Inoltre, sempre secondo l'esame dei riscontri effettuati, si è accertato che esisteva una corrispondenza fitta tra Riggio, Peluso, Porto e Pasquale De Nicola (detenuto insieme agli altri nel carcere di Santa Maria Capua Vetere). La dottoressa Giustolisi ha sottolineato come i quattro utilizzassero nomi in codice e linguaggi cifrati per comunicare. Porto era “Elliot”, Peluso “Giaguaro”, De Nicola “El Tano” e Riggio “Pedro”, “Cobra” o “Gabriel”. Per indicare località e cognomi, veniva utilizzato un alfabeto criptato inventato direttamente da loro, in parte decifrato dalla Squadra mobile nissena.

A questo punto l'esame si è interrotto su richiesta della difesa dell'ex senatore Dell'Utri. Per ulteriori novità e per un'analisi approfondita sui riscontri ai verbali degli interrogatori di Riggio del 7 e del 26 giugno 2018, dovremo attendere l'udienza del 14 dicembre.

Intanto le dichiarazioni di Pietro Riggio, di cui si sono già occupate diverse Procure, non sono passate affatto inosservate.

Il collaboratore di giustizia è un ex agente di polizia penitenziaria, destituito in seguito al primo arresto nel 1998. Tornato in libertà nel 2000, si è avvicinato a Cosa nostra entrando a far parte dell'organizzazione criminale.
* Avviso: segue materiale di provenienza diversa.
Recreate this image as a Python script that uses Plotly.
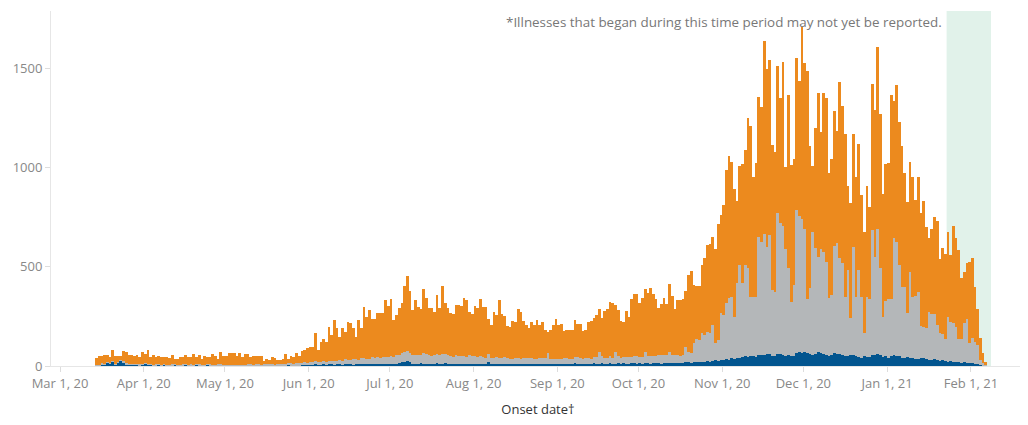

Nel 2004, in seguito all'operazione Itaca Bobcat, viene nuovamente tratto in arresto e condotto nel carcere di Santa Maria Capua Vetere, dove rimane fino a marzo del 2008. Pochi mesi dopo, a luglio, viene raggiunto da un nuovo fermo ed è in quel momento che decide di iniziare la collaborazione con la giustizia.

Riggio è stato già sentito da cinque Procure nell'ambito di processi diversi, legati però dalla comune presenza della longa manus dello Stato che ha agito nell'ombra per occultare tante, troppe verità.

Sentito al processo d'Appello sulla Trattativa, Riggio aveva dichiarato, tra le altre cose, di aver raccolto le confidenze del mafioso Vincenzo Ferrara, cognato di Piddu Madonia. Secondo il boss, detenuto nel carcere di Villalba negli anni in cui Riggio vi prestava servizio, sarebbe stato Marcello Dell'Utri a suggerire gli obiettivi delle stragi sul continente. Da Cosa nostra sarebbe arrivato l'input a votare Forza Italia, perché questo era “il partito che ci poteva aiutare”.

Ma non sono solo le confidenze di Ferrara a catturare l'attenzione dei magistrati. Riggio, che sostiene di essere stato minacciato “da appartenenti allo Stato, non dalla mafia”, ha parlato anche dell'uccisione di Luigi Ilardo, del “suicidio” in carcere di Antonino Gioè (“Tutti sapevano che non si era suicidato. Mi racconta Di Modugno [agente di polizia penitenziaria, collega di Riggio] che Gioè il giorno in cui decise di collaborare, aveva fatto una lettera. Non quella che fu ritrovata, ma un'altra ben precisa in cui accusava e faceva dei nomi, parlava di stragi e dei contatti con servizi segreti con cui lui aveva avuto a che fare”), delle confidenze di Pino Del Vecchio sulla mancata cattura di Provenzano a Mezzojuso, del progetto di attentato nei confronti del magistrato Leonardo Guarnotta, della proposta fattagli da Peluso e Porto di entrare a far parte di una task force per catturare Provenzano, delle “presenze esterne” a Cosa nostra nell'attentato di Capaci, nel quale lo stesso Giovanni Peluso sarebbe stato coinvolto nella fase esecutiva della strage “come uomo dei Servizi” e a cui avrebbe preso parte anche una donna dei servizi segreti libici.

Fiumi di parole, pagine e pagine di interrogatori che devono naturalmente trovare tutti i riscontri. Siamo difronte a un nuovo Buscetta, come si è giustamente domandato Andrea Purgatori nella sua trasmissione Atlantide, o a un secondo flop Scarantino?

I dubbi sono legittimi, per questo l'udienza del 14 dicembre potrebbe essere importante in tal senso. Sappiamo che sono stati fatti accertamenti sulle relazioni di Peluso con i Servizi, sulle confidenze di Vincenzo Ferrara, sull'attentato a Guarnotta, sullo “zio Tony” (che la Dia avrebbe individuato in Antonio Mazzei), sulle conoscenze di Riggio in ambito mafioso e sul suo rapporto di collaborazione con la Dia.

Nella prossima udienza del processo d'Appello sulla Trattativa Stato-mafia avremo qualche risposta in più.